Recently while working with my young horse, I had the wonderful opportunity to find yet another way of undoing. And actually I gained with this experience rare empirical knowledge. I not only embraced conflict, but celebrated it.
There is real truth in the meaning that when we see our hardships as Grace we are free. This is truly an advanced education. And it came through my horse “Grace”.
As with many horses, while being ridden in an arena environment they have all sorts of dilemmas to resolve within themselves. As humans we see a simple box. We move down a straight line, make a 90* turn then straight again and so on. What can be complex about that? But not so for the horse.
My horses live deep in nature. They have 20 acres of terrain on which to wander. There are hillsides and crevasses, there is brush and trees and logs. There are many obstacles in the way of a straight path. The horses have made trails through the dense forest. And these trails wind and move like a serpentine. There are no boxes in their environment, other than the ones they find with me.
People see things from the perspective they live. Humans are extremely dependent on boxes. We live in a box, our house. We drive a box down the road, we check off boxes to get things done. We see things in a matter of time— a box of a day, a week, month, or a year and so on. Our lives, and our perceptions are molded into a box.
I broke free and finally realized this tendency when a box could no longer hold me.
It was many years ago, when my mother suddenly passed away. I was deep in grief. The summer of her passing I moved my entire bedroom set out into the yard. I lived alone in a remote environment and for some reason this time in my life was about breaking free of boxes. Namely, the one I lived in. So, for a full summer, I slept under the stars. It was a fantastic experience and one that taught me how limited the human perspective truly is.
When you fall asleep each night looking at endless galaxies it’s a humbling experience. This experience taught me how incredibly small my perspective really was. And I’ve never forgotten it.
My horses sleep under the stars every night. It is I that needs to understand why a simple box could seem to be a challenge for a horse.
As issues such as, counter bending, dropping a shoulder, and darting off into the center started developing with Grace in the arena, I decided to go back to riding her with a halter and one lead rope.
The most amazing thing happened. I took the conflict out of the conflict.

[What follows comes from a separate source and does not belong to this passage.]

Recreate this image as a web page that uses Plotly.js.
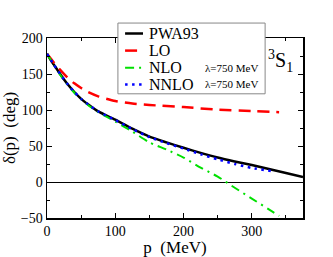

I often say, “How much pressure is there in a rope if no one’s holding onto the other end?” You cannot control a box with a single rein. And so we found another way.
Once again, Grace led me to a deeper, richer awareness. She explored every element of the arena and I went along with her. I witnessed her brilliance. And I began to feel her needs.
It wasn’t misbehavior. It was actually natural and deeply intentional. As I was riding along I could feel, sense and see her processing the whole environment. Without my control, she could drink in all she needed for a truer understanding of her part in our process. And then, as if by nature, Grace moved straight and true. She remained free while on the line. She flowed without a brace and I could see the deeper value of our experience.
Lines are not confining in freedom… only when perceived through the dependency on control.
This is a subtle and massive awareness.
I realized how I forced all the other horses in my life into a box. As Far Go watched, I felt both regret and gratitude. I wished I could have given him the same opportunity that Grace was showing me. But at the same time, as I rode past him I saw a certain look in his eye. I felt like he knew what I had found. I think he came in to witness my advancement, not Grace’s. I am happy that Far Go lived long enough to see me finally begin to evolve.
I am forever grateful for the opportunities in my shortcomings. Whether it’s with a horse or a human or even just within my own process, I now know to let go of the rope. I don’t need to control every process. I have Grace.
When I look up to the stars at night I know with complete certainty, nothing needs my control. All is given freely, abundantly and poetically. My role is to be able to stay out of the way and allow the lessons of life to guide me into the ultimate, into the return of unity.